Computational Copyright: Towards A Royalty Model for Music Generative AI
Junwei Deng, Xirui Jiang, Shiyuan Zhang, Shichang Zhang, Himabindu Lakkaraju, Ruijiang Gao, Chris Donahue, Jiaqi W. Ma
TL;DR
The paper tackles how to sustain creative incentives in music generated by AI by proposing Generative Content ID, a causal attribution framework that ties AI outputs to their training data via Training Data Attribution (TDA). It formalizes leave-one-out influence as a counterfactual utility difference, and provides scalable gradient-based TDA methods (TRAK, LoGra) to approximate true causality without retraining. Empirical analysis on MAESTRO and TheoryTab shows TDA closely tracks retraining-based attribution, while revealing that legal proxies based on similarity imperfectly capture data influence, particularly for less obvious contributors. The authors also simulate economic outcomes under different royalty schemes, demonstrating that distribution mechanisms can significantly shape income inequality and platform governance. Overall, the work offers a principled, scalable foundation for royalty-based governance of music generative AI and highlights regulatory implications for fair compensation of data contributors.
Abstract
The rapid rise of generative AI has intensified copyright and economic tensions in creative industries, particularly in music. Current approaches addressing this challenge often focus on preventing infringement or establishing one-time licensing, which fail to provide the sustainable, recurring economic incentives necessary to maintain creative ecosystems.
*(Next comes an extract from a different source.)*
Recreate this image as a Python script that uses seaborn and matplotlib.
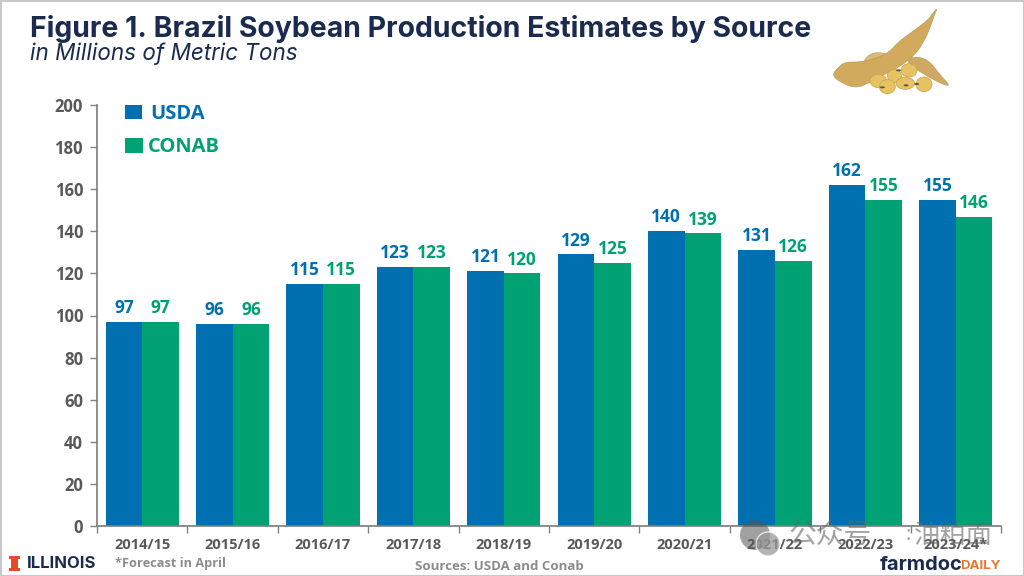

To address this gap, we propose Generative Content ID, a framework for scalable and faithful royalty attribution in music generative AI. Adapting the idea of YouTube's Content ID, it attributes the value of AI-generated music back to the specific training content that causally influenced its generation, a process we term as causal attribution. However, naively quantifying the causal influence requires counterfactually retraining the model on subsets of training data, which is infeasible. We address this challenge using efficient Training Data Attribution (TDA) methods to approximate causal attribution at scale. We further conduct empirical analysis of the framework on public and proprietary datasets. First, we demonstrate that the scalable TDA methods provide a faithful approximation of the "gold-standard" but costly retraining-based causal attribution, showing the feasibility of the proposed royalty framework. Second, we investigate the relationship between the perceived similarity employed by legal practices and our causal attribution reflecting the true AI training mechanics. We find that while perceived similarity can capture the most influential samples, it fails to account for the broader data contribution that drives model utility, suggesting similarity-based legal proxies are ill-suited for royalty distribution. Overall, this work provides a principled and operational foundation for royalty-based economic governance of music generative AI.